-- To do --
Nothing but the lines from the top of the data to the line holding "4195, 4190, 4300, 4480, 4843, 4780, 4800, 4590]" should be printed, word for word and both ends included; leave the pictures out.

-*-

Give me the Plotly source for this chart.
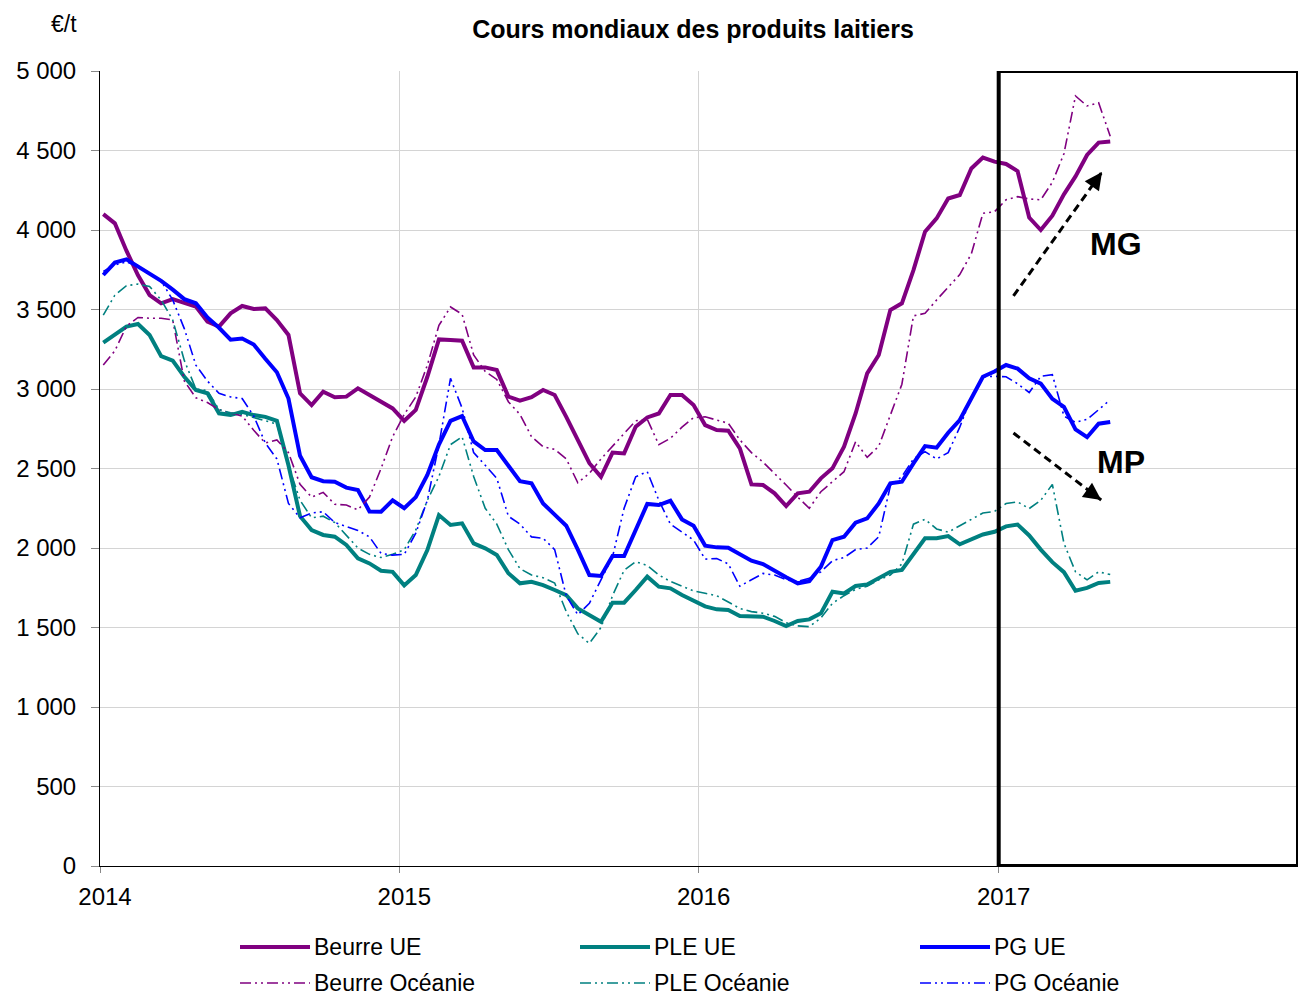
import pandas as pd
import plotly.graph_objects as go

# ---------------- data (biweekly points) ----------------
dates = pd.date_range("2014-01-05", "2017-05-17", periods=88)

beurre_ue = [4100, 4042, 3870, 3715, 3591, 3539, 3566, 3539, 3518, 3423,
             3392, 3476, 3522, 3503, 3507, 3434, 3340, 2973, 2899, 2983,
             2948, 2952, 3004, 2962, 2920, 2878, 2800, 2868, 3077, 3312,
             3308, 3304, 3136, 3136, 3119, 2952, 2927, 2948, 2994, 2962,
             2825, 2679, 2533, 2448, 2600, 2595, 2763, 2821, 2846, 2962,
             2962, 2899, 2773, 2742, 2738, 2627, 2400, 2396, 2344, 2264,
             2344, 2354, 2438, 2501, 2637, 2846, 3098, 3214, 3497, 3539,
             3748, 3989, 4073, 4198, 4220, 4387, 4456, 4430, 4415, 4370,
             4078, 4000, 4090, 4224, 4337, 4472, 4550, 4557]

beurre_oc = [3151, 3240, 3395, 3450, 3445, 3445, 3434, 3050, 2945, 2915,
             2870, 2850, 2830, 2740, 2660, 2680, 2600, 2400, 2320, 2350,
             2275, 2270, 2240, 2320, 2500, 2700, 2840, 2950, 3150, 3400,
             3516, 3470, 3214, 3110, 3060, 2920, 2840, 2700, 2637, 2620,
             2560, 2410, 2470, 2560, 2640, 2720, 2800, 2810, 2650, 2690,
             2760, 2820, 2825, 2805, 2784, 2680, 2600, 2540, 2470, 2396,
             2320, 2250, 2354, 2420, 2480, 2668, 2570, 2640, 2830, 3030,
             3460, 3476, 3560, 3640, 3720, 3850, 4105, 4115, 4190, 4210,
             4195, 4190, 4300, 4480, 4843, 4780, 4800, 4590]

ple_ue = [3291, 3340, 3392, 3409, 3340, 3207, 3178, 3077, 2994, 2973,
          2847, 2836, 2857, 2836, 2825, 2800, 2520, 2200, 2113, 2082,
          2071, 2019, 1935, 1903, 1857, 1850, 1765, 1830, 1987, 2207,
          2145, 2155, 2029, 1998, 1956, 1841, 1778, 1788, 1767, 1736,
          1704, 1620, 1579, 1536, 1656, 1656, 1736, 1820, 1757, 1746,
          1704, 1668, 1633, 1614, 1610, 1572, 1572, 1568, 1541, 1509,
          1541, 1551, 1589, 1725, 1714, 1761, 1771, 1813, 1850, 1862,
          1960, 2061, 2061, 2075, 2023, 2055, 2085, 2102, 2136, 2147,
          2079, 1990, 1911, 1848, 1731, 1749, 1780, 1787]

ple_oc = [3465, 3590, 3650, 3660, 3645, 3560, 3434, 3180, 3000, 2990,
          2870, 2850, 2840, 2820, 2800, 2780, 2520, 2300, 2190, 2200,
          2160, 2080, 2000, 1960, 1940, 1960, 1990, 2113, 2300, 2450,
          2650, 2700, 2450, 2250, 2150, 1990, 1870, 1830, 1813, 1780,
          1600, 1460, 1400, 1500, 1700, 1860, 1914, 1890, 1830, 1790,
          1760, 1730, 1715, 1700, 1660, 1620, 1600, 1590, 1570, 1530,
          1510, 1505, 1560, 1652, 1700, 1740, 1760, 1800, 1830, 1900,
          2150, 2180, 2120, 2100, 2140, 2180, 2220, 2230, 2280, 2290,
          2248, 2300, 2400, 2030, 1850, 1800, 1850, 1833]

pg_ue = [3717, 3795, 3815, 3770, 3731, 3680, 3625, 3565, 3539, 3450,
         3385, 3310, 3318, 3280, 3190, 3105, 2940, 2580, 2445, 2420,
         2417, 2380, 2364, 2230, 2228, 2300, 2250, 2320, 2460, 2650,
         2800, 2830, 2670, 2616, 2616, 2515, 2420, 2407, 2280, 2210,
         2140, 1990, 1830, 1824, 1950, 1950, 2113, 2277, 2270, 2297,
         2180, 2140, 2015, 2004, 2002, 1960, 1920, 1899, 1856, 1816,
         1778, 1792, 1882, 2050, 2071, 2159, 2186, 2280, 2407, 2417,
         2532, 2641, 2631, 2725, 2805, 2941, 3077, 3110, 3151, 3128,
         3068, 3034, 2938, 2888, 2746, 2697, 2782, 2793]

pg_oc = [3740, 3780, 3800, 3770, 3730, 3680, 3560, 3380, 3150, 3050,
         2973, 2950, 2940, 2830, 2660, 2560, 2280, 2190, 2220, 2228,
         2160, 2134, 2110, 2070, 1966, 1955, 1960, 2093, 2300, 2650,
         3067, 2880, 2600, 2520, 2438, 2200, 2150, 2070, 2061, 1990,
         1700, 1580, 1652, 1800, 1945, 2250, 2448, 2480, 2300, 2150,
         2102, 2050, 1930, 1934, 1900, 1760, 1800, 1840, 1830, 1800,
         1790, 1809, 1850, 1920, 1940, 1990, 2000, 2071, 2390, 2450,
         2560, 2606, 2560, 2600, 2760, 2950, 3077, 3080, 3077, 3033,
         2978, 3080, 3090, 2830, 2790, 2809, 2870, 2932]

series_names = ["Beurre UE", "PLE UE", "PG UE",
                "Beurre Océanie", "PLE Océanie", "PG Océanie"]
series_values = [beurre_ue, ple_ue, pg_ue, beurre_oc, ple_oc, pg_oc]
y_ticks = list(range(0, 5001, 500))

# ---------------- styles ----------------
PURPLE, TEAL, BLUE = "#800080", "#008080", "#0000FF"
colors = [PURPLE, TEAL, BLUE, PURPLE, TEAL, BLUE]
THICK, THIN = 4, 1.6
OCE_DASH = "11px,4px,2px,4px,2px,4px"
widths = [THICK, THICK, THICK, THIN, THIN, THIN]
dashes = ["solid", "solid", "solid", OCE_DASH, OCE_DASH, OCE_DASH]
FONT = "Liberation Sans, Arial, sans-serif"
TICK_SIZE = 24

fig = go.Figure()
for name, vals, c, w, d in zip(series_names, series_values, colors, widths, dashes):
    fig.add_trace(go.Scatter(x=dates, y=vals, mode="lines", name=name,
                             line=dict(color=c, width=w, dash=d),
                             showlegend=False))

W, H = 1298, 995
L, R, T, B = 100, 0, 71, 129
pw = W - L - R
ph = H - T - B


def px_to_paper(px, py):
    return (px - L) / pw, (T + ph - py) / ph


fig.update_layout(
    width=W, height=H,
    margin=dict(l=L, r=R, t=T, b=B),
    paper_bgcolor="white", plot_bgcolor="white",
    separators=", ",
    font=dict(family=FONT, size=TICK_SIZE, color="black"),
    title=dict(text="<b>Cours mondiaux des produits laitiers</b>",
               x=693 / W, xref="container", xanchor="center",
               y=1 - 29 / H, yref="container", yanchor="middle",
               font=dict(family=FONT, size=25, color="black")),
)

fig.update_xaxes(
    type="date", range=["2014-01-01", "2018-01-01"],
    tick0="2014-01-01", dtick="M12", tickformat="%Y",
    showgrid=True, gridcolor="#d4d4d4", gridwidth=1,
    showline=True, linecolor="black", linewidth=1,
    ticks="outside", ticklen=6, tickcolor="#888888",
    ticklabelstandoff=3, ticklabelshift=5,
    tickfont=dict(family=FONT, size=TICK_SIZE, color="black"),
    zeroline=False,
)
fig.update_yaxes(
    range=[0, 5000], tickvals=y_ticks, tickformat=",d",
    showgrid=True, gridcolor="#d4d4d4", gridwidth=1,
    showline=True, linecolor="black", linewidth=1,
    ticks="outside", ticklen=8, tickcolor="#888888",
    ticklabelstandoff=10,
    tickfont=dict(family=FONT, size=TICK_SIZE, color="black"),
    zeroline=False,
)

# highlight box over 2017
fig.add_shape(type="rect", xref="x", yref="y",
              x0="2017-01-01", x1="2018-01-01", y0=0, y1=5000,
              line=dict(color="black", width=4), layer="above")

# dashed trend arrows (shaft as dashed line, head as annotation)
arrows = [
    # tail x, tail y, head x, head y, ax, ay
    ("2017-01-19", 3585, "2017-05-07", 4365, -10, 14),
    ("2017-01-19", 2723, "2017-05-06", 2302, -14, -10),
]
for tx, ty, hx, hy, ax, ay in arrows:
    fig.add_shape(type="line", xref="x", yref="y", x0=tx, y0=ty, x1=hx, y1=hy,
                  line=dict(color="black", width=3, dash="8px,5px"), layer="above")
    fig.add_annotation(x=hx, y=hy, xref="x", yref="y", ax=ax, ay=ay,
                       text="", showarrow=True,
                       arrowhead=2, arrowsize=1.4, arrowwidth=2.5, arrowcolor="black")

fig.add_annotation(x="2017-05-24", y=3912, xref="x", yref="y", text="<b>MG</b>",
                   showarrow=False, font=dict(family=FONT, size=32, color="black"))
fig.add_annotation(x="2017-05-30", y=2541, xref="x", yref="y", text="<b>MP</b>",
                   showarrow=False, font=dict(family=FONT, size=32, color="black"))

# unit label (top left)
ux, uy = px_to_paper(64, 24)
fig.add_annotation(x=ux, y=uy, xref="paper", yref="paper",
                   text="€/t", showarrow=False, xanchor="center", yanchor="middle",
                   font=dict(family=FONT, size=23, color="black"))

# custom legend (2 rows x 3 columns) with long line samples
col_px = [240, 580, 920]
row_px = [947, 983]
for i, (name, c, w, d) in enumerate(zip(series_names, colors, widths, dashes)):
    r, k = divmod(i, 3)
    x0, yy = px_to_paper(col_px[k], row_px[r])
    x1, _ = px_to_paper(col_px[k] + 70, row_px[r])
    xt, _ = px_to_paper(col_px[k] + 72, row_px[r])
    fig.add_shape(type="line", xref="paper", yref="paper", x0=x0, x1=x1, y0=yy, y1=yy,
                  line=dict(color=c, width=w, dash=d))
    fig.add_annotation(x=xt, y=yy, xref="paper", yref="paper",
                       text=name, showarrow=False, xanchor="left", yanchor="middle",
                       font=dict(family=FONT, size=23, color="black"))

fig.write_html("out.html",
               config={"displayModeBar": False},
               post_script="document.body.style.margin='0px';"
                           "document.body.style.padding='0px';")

-*-

-- Solution --
Give me the Plotly source for this chart.
import pandas as pd
import plotly.graph_objects as go

# ---------------- data (biweekly points) ----------------
dates = pd.date_range("2014-01-05", "2017-05-17", periods=88)

beurre_ue = [4100, 4042, 3870, 3715, 3591, 3539, 3566, 3539, 3518, 3423,
             3392, 3476, 3522, 3503, 3507, 3434, 3340, 2973, 2899, 2983,
             2948, 2952, 3004, 2962, 2920, 2878, 2800, 2868, 3077, 3312,
             3308, 3304, 3136, 3136, 3119, 2952, 2927, 2948, 2994, 2962,
             2825, 2679, 2533, 2448, 2600, 2595, 2763, 2821, 2846, 2962,
             2962, 2899, 2773, 2742, 2738, 2627, 2400, 2396, 2344, 2264,
             2344, 2354, 2438, 2501, 2637, 2846, 3098, 3214, 3497, 3539,
             3748, 3989, 4073, 4198, 4220, 4387, 4456, 4430, 4415, 4370,
             4078, 4000, 4090, 4224, 4337, 4472, 4550, 4557]

beurre_oc = [3151, 3240, 3395, 3450, 3445, 3445, 3434, 3050, 2945, 2915,
             2870, 2850, 2830, 2740, 2660, 2680, 2600, 2400, 2320, 2350,
             2275, 2270, 2240, 2320, 2500, 2700, 2840, 2950, 3150, 3400,
             3516, 3470, 3214, 3110, 3060, 2920, 2840, 2700, 2637, 2620,
             2560, 2410, 2470, 2560, 2640, 2720, 2800, 2810, 2650, 2690,
             2760, 2820, 2825, 2805, 2784, 2680, 2600, 2540, 2470, 2396,
             2320, 2250, 2354, 2420, 2480, 2668, 2570, 2640, 2830, 3030,
             3460, 3476, 3560, 3640, 3720, 3850, 4105, 4115, 4190, 4210,
             4195, 4190, 4300, 4480, 4843, 4780, 4800, 4590]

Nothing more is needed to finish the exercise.